DIRECTIONS FOR THIS TASK: Return each line of the data below verbatim; pictures are to be left out.
* Begin *
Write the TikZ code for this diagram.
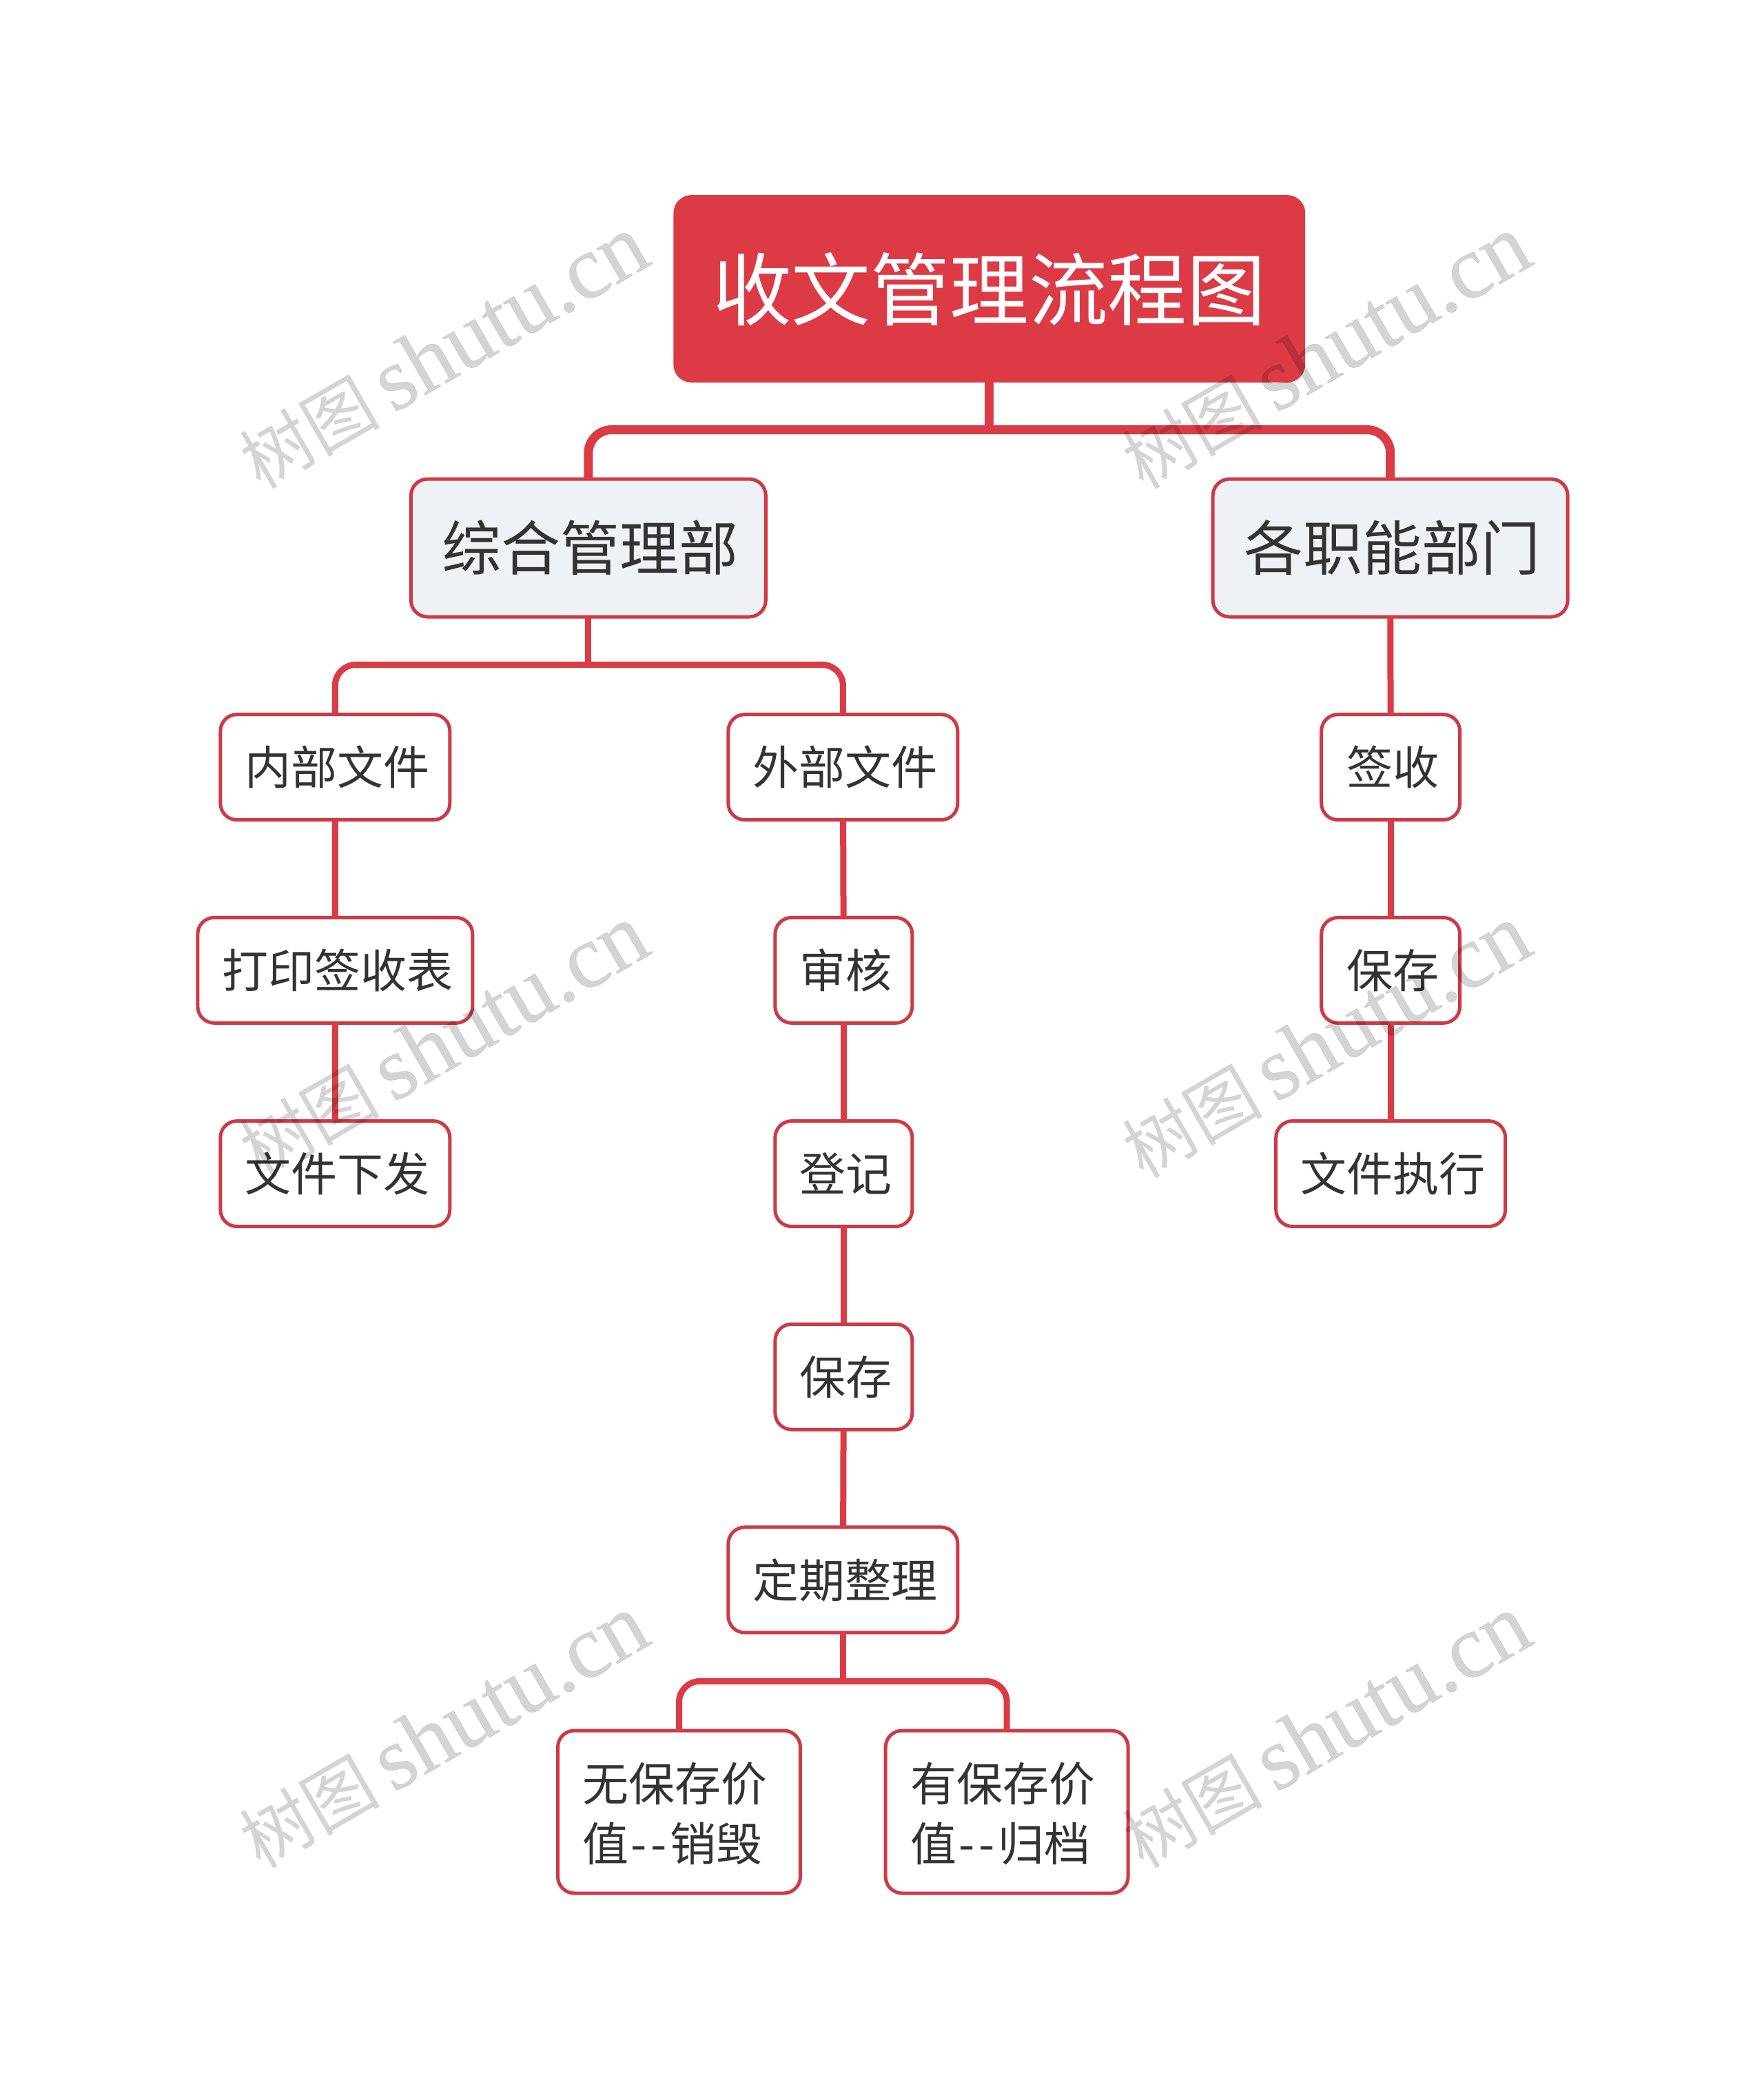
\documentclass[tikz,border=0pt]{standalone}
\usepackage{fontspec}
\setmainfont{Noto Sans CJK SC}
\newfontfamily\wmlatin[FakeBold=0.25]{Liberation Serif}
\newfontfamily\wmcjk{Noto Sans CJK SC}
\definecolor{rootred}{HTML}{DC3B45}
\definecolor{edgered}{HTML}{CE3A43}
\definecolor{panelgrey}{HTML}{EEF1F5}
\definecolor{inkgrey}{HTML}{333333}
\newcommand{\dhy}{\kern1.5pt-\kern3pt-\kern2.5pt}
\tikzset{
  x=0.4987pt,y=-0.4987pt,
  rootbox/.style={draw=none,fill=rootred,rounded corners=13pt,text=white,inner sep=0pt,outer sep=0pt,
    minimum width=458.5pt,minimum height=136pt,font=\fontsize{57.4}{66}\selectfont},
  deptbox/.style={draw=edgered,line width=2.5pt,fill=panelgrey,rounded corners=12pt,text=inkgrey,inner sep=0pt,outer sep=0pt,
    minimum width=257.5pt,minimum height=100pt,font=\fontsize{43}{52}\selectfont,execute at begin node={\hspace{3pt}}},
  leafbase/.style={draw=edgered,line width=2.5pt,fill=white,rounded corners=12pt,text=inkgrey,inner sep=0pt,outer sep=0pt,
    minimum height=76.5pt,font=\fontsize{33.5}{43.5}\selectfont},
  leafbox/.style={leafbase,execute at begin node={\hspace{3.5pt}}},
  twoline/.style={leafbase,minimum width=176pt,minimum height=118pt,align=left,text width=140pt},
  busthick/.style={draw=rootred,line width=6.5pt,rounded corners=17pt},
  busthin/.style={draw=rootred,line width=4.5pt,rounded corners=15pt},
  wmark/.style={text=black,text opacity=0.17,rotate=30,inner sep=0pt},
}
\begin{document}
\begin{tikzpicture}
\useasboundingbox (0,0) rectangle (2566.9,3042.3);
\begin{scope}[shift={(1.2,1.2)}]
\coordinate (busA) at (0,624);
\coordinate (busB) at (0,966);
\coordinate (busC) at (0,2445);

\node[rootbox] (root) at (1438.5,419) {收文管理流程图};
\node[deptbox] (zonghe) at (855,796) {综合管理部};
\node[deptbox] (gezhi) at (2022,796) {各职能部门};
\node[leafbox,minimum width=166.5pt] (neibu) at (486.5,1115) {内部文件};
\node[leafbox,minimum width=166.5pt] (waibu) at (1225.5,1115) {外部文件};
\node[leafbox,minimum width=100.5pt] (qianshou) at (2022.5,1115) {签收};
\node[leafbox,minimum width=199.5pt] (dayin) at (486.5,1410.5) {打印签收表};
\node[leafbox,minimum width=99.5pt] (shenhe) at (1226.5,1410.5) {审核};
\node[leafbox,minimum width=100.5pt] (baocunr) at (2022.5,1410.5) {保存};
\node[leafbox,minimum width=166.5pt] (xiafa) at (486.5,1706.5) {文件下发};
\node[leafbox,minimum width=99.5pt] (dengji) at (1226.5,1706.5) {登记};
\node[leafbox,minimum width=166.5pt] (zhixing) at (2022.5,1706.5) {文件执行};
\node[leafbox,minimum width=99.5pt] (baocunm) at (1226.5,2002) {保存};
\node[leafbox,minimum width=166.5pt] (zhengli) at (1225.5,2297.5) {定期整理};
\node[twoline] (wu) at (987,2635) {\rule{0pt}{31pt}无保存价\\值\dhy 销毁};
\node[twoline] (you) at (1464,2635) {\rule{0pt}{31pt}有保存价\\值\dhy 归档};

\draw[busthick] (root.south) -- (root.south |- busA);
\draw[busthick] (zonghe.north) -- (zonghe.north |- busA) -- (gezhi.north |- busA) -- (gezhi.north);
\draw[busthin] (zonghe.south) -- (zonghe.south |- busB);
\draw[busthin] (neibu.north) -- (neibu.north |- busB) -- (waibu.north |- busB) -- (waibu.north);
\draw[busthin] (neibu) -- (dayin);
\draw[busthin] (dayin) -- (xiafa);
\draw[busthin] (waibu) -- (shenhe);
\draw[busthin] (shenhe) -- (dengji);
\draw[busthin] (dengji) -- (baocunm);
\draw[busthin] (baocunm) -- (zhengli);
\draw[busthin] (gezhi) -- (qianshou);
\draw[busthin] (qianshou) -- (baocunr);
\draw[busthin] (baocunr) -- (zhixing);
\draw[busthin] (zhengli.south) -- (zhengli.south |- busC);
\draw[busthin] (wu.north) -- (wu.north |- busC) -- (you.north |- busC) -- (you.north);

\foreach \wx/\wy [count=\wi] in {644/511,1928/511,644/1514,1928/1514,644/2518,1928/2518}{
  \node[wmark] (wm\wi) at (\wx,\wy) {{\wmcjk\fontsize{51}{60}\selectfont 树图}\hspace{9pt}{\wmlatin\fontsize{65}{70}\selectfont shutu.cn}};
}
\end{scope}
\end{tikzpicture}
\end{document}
* End *
REPLY:
Write the TikZ code for this diagram.
\documentclass[tikz,border=0pt]{standalone}
\usepackage{fontspec}
\setmainfont{Noto Sans CJK SC}
\newfontfamily\wmlatin[FakeBold=0.25]{Liberation Serif}
\newfontfamily\wmcjk{Noto Sans CJK SC}
\definecolor{rootred}{HTML}{DC3B45}
\definecolor{edgered}{HTML}{CE3A43}
\definecolor{panelgrey}{HTML}{EEF1F5}
\definecolor{inkgrey}{HTML}{333333}
\newcommand{\dhy}{\kern1.5pt-\kern3pt-\kern2.5pt}
\tikzset{
  x=0.4987pt,y=-0.4987pt,
  rootbox/.style={draw=none,fill=rootred,rounded corners=13pt,text=white,inner sep=0pt,outer sep=0pt,
    minimum width=458.5pt,minimum height=136pt,font=\fontsize{57.4}{66}\selectfont},
  deptbox/.style={draw=edgered,line width=2.5pt,fill=panelgrey,rounded corners=12pt,text=inkgrey,inner sep=0pt,outer sep=0pt,
    minimum width=257.5pt,minimum height=100pt,font=\fontsize{43}{52}\selectfont,execute at begin node={\hspace{3pt}}},
  leafbase/.style={draw=edgered,line width=2.5pt,fill=white,rounded corners=12pt,text=inkgrey,inner sep=0pt,outer sep=0pt,
    minimum height=76.5pt,font=\fontsize{33.5}{43.5}\selectfont},
  leafbox/.style={leafbase,execute at begin node={\hspace{3.5pt}}},
  twoline/.style={leafbase,minimum width=176pt,minimum height=118pt,align=left,text width=140pt},
  busthick/.style={draw=rootred,line width=6.5pt,rounded corners=17pt},
  busthin/.style={draw=rootred,line width=4.5pt,rounded corners=15pt},
  wmark/.style={text=black,text opacity=0.17,rotate=30,inner sep=0pt},
}
\begin{document}
\begin{tikzpicture}
\useasboundingbox (0,0) rectangle (2566.9,3042.3);
\begin{scope}[shift={(1.2,1.2)}]
\coordinate (busA) at (0,624);
\coordinate (busB) at (0,966);
\coordinate (busC) at (0,2445);

\node[rootbox] (root) at (1438.5,419) {收文管理流程图};
\node[deptbox] (zonghe) at (855,796) {综合管理部};
\node[deptbox] (gezhi) at (2022,796) {各职能部门};
\node[leafbox,minimum width=166.5pt] (neibu) at (486.5,1115) {内部文件};
\node[leafbox,minimum width=166.5pt] (waibu) at (1225.5,1115) {外部文件};
\node[leafbox,minimum width=100.5pt] (qianshou) at (2022.5,1115) {签收};
\node[leafbox,minimum width=199.5pt] (dayin) at (486.5,1410.5) {打印签收表};
\node[leafbox,minimum width=99.5pt] (shenhe) at (1226.5,1410.5) {审核};
\node[leafbox,minimum width=100.5pt] (baocunr) at (2022.5,1410.5) {保存};
\node[leafbox,minimum width=166.5pt] (xiafa) at (486.5,1706.5) {文件下发};
\node[leafbox,minimum width=99.5pt] (dengji) at (1226.5,1706.5) {登记};
\node[leafbox,minimum width=166.5pt] (zhixing) at (2022.5,1706.5) {文件执行};
\node[leafbox,minimum width=99.5pt] (baocunm) at (1226.5,2002) {保存};
\node[leafbox,minimum width=166.5pt] (zhengli) at (1225.5,2297.5) {定期整理};
\node[twoline] (wu) at (987,2635) {\rule{0pt}{31pt}无保存价\\值\dhy 销毁};
\node[twoline] (you) at (1464,2635) {\rule{0pt}{31pt}有保存价\\值\dhy 归档};

\draw[busthick] (root.south) -- (root.south |- busA);
\draw[busthick] (zonghe.north) -- (zonghe.north |- busA) -- (gezhi.north |- busA) -- (gezhi.north);
\draw[busthin] (zonghe.south) -- (zonghe.south |- busB);
\draw[busthin] (neibu.north) -- (neibu.north |- busB) -- (waibu.north |- busB) -- (waibu.north);
\draw[busthin] (neibu) -- (dayin);
\draw[busthin] (dayin) -- (xiafa);
\draw[busthin] (waibu) -- (shenhe);
\draw[busthin] (shenhe) -- (dengji);
\draw[busthin] (dengji) -- (baocunm);
\draw[busthin] (baocunm) -- (zhengli);
\draw[busthin] (gezhi) -- (qianshou);
\draw[busthin] (qianshou) -- (baocunr);
\draw[busthin] (baocunr) -- (zhixing);
\draw[busthin] (zhengli.south) -- (zhengli.south |- busC);
\draw[busthin] (wu.north) -- (wu.north |- busC) -- (you.north |- busC) -- (you.north);

\foreach \wx/\wy [count=\wi] in {644/511,1928/511,644/1514,1928/1514,644/2518,1928/2518}{
  \node[wmark] (wm\wi) at (\wx,\wy) {{\wmcjk\fontsize{51}{60}\selectfont 树图}\hspace{9pt}{\wmlatin\fontsize{65}{70}\selectfont shutu.cn}};
}
\end{scope}
\end{tikzpicture}
\end{document}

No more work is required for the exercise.